1 – Check the Convergence Plot
In an iterative solution, residuals are the solution imbalances. For numerical accuracy, one should expect residuals to be small as possible. Usually residuals below 1e-3 is a good starting point to move to the next check.
Convergence plot also gives an idea regarding the stability of the solution. Observing sudden spikes shows that the solution encounterd problems. Results of such simulations are not reliable.
2 – Check the Quantities of Interest
In an iterative solution, calculation process starts with initial estimations on quantities (pressure, velocity, temperature, etc.). In every iteration, quantities are updated with respect to the previous iteration results. In a converged steady-state solution, one should expect to see that quantities come to a level and don’t change anymore.

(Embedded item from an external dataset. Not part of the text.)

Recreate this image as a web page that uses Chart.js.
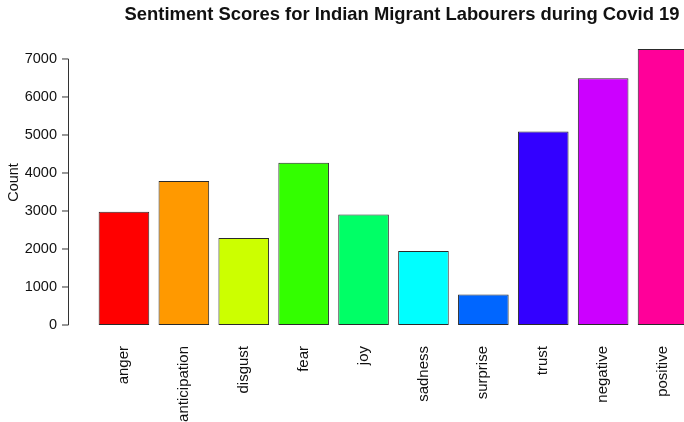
<!DOCTYPE html>
<html>
<head>
<meta charset="utf-8">
<script src="https://cdn.jsdelivr.net/npm/chart.js@4/dist/chart.umd.min.js"></script>
<style>
  html, body { margin: 0; padding: 0; overflow: hidden; background: #fff; }
  #wrap { width: 804px; height: 422px; }
</style>
</head>
<body>
<div id="wrap"><canvas id="c" width="804" height="422"></canvas></div>
<script>
const categories = ['anger', 'anticipation', 'disgust', 'fear', 'joy', 'sadness', 'surprise', 'trust', 'negative', 'positive'];
const counts = [2980, 3790, 2290, 4270, 2910, 1950, 800, 5090, 6490, 7260];
const barColors = ['#FF0000', '#FF9900', '#CCFF00', '#33FF00', '#00FF66', '#00FFFF', '#0066FF', '#3300FF', '#CC00FF', '#FF0099'];
const yTicks = [0, 1000, 2000, 3000, 4000, 5000, 6000, 7000];
const titleText = 'Sentiment Scores for Indian Migrant Labourers during Covid 19';
const yTitle = 'Count';

const FONT = "'Liberation Sans', Arial, sans-serif";
const INK = '#111';

const axisLinePlugin = {
  id: 'rAxis',
  afterDraw(chart) {
    const y = chart.scales.y;
    const ctx = chart.ctx;
    const x = 68.5;
    ctx.save();
    ctx.strokeStyle = '#333';
    ctx.lineWidth = 1;
    ctx.beginPath();
    ctx.moveTo(x, y.getPixelForValue(yTicks[0]));
    ctx.lineTo(x, y.getPixelForValue(yTicks[yTicks.length - 1]));
    yTicks.forEach(v => {
      const py = y.getPixelForValue(v);
      ctx.moveTo(x, py);
      ctx.lineTo(x - 6.5, py);
    });
    ctx.stroke();
    ctx.restore();
  }
};

new Chart(document.getElementById('c'), {
  type: 'bar',
  data: {
    labels: categories,
    datasets: [{
      data: counts,
      backgroundColor: barColors,
      borderColor: '#2a2a2a',
      borderWidth: 1,
      borderSkipped: false,
      categoryPercentage: 1,
      barPercentage: 0.845
    }]
  },
  options: {
    responsive: false,
    animation: false,
    devicePixelRatio: 1,
    layout: { padding: 0 },
    plugins: {
      legend: { display: false },
      tooltip: { enabled: false },
      title: {
        display: true,
        text: titleText,
        color: INK,
        font: { family: FONT, size: 18.4, weight: 'bold', lineHeight: 1.2 },
        padding: { top: 4, bottom: 13.9 }
      }
    },
    scales: {
      x: {
        offset: true,
        grid: { display: false, drawTicks: false, tickLength: 0 },
        border: { display: false },
        ticks: {
          autoSkip: false,
          minRotation: 90,
          maxRotation: 90,
          padding: 21,
          color: INK,
          font: { family: FONT, size: 15 }
        },
        afterFit(s) { s.height = 97; s.paddingLeft = 0; s.paddingRight = 0; }
      },
      y: {
        min: 0,
        max: 7500,
        grid: { display: false, drawTicks: false, tickLength: 0 },
        border: { display: false },
        ticks: {
          padding: 37,
          color: INK,
          font: { family: FONT, size: 14.5 },
          callback: v => String(v)
        },
        afterBuildTicks(s) { s.ticks = yTicks.map(v => ({ value: v })); },
        title: {
          display: true,
          text: yTitle,
          color: INK,
          font: { family: FONT, size: 14.5 },
          padding: { top: 5, bottom: 0 }
        },
        afterFit(s) { s.width = 94; s.paddingTop = 0; s.paddingBottom = 0; }
      },
      yR: {
        position: 'right',
        display: true,
        grid: { display: false, drawTicks: false },
        border: { display: false },
        ticks: { display: false },
        afterFit(s) { s.width = 111; s.paddingTop = 0; s.paddingBottom = 0; }
      }
    }
  },
  plugins: [axisLinePlugin]
});
</script>
</body>
</html>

The following graph belongs to a pressure drop simulation. Quantity of interest for this simulation is the pressure difference. First, simulation was performed for 300 iterations and area average pressure values at the inlet and outlet are calculated:
While the pressure on one surface is stable at zero (outlet), the other one is close to 150Pa and yet is not converged. The result cannot be trusted, further iterations are needed until the quantity is converged.
Results show that both inlet pressure value is converged around 500. iteration. Since both convergence plot as well as the the plot for quantity of interest are converged, one should monitor the solution fields to check if the results look realistic.